This is not a disclaimer hedging an improbable edge case. It is the load-bearing premise the entire architecture rests on. A guest OS that boots correctly and runs cooperative workloads is operationally convenient; the containment model is designed for a guest that has been taken over and is actively probing for weaknesses in every direction.
From that premise, the trust hierarchy partitions into three zones: an untrusted zone (all guest vCPU threads and all guest network traffic), a semi-trusted zone (the Firecracker VMM process itself), and a trusted zone (the host kernel, KVM module, the Unix socket API channel, snapshot files, and the physical hardware). "Semi-trusted" is precise: Firecracker is written in safe Rust with a deliberately small codebase, but it remains a userspace process, and a vulnerability in its virtio emulation paths is in scope for exploitation. What limits the damage is the containment imposed around that process — not the assumption that the process is correct.

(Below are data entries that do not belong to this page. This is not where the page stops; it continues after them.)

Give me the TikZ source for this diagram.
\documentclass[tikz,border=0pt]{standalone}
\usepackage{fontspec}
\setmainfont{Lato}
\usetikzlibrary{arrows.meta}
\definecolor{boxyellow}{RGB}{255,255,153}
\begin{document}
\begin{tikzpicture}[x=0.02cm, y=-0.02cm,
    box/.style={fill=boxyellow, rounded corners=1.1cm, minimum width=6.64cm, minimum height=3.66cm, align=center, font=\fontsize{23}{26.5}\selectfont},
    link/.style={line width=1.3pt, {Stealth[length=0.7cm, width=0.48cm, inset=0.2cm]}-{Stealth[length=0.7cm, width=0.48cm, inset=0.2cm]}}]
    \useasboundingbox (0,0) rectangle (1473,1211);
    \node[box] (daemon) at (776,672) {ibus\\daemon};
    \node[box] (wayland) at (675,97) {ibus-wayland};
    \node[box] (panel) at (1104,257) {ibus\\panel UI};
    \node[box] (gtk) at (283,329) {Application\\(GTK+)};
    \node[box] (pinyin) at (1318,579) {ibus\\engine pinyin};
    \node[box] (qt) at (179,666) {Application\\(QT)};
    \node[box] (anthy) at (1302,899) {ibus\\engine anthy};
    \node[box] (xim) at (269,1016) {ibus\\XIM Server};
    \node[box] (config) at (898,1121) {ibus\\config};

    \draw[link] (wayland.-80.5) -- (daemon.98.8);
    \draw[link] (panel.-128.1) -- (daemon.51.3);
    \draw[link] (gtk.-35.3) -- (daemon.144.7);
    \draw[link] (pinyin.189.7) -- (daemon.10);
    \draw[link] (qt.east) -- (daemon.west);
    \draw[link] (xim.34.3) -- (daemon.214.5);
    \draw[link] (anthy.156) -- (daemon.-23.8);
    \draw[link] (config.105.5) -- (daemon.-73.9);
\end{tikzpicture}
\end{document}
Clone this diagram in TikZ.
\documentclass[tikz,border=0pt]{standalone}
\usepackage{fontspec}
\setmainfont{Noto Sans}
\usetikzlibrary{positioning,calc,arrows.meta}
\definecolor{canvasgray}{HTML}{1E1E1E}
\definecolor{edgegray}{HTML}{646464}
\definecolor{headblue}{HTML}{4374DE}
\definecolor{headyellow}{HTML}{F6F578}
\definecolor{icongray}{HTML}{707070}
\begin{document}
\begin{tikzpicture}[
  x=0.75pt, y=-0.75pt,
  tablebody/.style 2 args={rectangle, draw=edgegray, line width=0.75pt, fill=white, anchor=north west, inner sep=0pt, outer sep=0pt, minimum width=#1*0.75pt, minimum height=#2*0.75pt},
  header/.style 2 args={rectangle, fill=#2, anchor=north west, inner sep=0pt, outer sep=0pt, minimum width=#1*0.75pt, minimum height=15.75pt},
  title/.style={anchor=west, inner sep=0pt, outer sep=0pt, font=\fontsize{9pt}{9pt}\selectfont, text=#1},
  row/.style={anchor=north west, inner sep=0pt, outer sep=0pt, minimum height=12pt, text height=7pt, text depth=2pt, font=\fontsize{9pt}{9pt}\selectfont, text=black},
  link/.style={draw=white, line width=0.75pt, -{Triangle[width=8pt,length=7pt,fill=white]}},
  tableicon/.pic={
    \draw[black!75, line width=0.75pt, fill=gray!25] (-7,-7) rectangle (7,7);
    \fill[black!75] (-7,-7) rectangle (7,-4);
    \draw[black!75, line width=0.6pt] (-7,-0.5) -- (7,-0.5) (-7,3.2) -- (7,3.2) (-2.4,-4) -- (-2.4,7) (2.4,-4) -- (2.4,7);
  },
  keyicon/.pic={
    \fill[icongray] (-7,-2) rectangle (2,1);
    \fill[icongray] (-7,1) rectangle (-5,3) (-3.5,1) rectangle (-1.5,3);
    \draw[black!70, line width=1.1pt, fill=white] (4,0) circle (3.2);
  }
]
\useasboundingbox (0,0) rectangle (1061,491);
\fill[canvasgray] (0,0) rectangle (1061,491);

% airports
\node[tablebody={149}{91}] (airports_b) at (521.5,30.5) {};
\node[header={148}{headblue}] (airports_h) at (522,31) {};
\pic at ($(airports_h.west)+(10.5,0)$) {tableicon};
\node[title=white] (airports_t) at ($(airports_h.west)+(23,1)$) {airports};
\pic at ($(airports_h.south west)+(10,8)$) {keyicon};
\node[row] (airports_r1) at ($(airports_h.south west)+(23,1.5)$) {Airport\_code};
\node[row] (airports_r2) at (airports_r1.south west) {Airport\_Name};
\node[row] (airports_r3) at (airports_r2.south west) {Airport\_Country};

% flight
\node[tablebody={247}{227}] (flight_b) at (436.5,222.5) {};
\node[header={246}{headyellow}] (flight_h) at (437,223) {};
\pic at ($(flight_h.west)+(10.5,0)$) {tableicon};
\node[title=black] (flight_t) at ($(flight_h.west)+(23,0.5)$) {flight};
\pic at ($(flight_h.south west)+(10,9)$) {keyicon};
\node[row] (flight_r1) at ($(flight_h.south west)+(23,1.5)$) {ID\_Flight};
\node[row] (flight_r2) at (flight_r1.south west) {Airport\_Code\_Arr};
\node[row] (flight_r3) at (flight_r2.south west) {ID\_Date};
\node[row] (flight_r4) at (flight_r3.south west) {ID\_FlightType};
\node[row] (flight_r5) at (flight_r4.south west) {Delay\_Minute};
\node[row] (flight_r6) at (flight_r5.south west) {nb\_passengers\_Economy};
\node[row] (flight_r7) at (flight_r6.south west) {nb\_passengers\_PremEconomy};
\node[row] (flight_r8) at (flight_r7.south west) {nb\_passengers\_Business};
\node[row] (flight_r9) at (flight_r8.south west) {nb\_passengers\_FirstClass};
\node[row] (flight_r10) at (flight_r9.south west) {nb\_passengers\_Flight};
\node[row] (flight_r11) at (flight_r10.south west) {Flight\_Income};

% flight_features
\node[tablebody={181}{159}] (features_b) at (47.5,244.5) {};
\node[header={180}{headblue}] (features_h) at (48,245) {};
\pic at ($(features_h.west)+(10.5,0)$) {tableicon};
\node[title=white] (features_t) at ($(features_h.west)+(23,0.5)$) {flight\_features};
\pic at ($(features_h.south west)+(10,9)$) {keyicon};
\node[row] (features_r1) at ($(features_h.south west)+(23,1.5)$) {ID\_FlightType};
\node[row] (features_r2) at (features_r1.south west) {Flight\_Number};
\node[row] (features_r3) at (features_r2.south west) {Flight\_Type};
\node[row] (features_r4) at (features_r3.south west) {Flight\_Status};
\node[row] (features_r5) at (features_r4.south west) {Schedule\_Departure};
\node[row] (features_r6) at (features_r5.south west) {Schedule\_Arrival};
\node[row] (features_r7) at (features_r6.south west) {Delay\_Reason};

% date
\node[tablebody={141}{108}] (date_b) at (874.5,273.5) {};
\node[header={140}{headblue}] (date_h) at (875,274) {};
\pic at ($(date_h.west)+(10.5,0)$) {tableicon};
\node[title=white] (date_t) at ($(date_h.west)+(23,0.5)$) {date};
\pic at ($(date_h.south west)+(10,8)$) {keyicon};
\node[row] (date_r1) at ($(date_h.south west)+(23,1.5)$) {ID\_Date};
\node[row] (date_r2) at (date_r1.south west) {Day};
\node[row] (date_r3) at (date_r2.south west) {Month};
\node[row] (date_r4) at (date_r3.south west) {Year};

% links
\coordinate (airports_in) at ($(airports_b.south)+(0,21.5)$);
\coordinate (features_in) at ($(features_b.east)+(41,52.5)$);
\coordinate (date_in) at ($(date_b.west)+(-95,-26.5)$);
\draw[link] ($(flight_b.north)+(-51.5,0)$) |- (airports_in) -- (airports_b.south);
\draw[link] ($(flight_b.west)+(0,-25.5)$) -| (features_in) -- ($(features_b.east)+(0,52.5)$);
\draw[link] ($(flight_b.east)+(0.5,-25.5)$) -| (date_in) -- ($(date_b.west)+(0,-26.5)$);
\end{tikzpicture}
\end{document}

Firecracker explicitly disclaims network traffic filtering. The design document
states that all egress from a guest is untrusted and must be filtered at the host
level by the operator — typically with nftables rules applied to the TAP
interfaces. That delegation is not a weakness; it reflects where the right tool
sits. The VMM is not a firewall.
Layer 1: Hardware Virtualization
The outermost barrier is the one the CPU enforces without software assistance.
Intel VMX introduces two orthogonal operating modes: VMX root operation, where the
hypervisor and host OS run, and VMX non-root operation, where the guest runs. Each
mode retains the usual CPL 0--3 ring hierarchy, but a guest OS running at CPL 0 in
VMX non-root mode does not have full ring-0 privilege. Every privileged action the
guest attempts — writing CR3, accessing an MSR, executing INVLPG — is governed
by the VM-execution control fields in the VMCS (Virtual Machine Control Structure),
and most of them cause a VM exit rather than executing.
On a VM exit, the CPU atomically loads host state from the VMCS host-state area —
CR0, CR3, CR4, segment selectors, RIP and RSP from the HOST_RIP and
HOST_RSP fields — and saves guest state. Linux's arch/x86/kvm/vmx/vmenter.S notes
this directly: "After a successful VMRESUME/VMLAUNCH, control flow 'magically'
resumes below at vmx_vmexit due to the VMCS HOST_RIP setting." The guest did
not transfer control voluntarily; the CPU forced the transition and simultaneously
switched to a separate address space.
That vmenter.S path also zeroes all general-purpose registers except RSP and RBX
before returning to host code, preventing speculative use of guest register values
in host execution paths. RSB (Return Stack Buffer) clearing and SPEC_CTRL MSR
handling are applied as post-exit mitigations for Spectre-class side channels —
more on those below.
AMD SVM is structurally parallel. The VMCB (Virtual Machine Control Block) is
divided into a control area (intercepts, ASID, ASID flush bits) and a save area
(guest register state). VMRUN saves host state to the area pointed at by the
HSAVE_PA MSR and enters the guest; #VMEXIT reverses it.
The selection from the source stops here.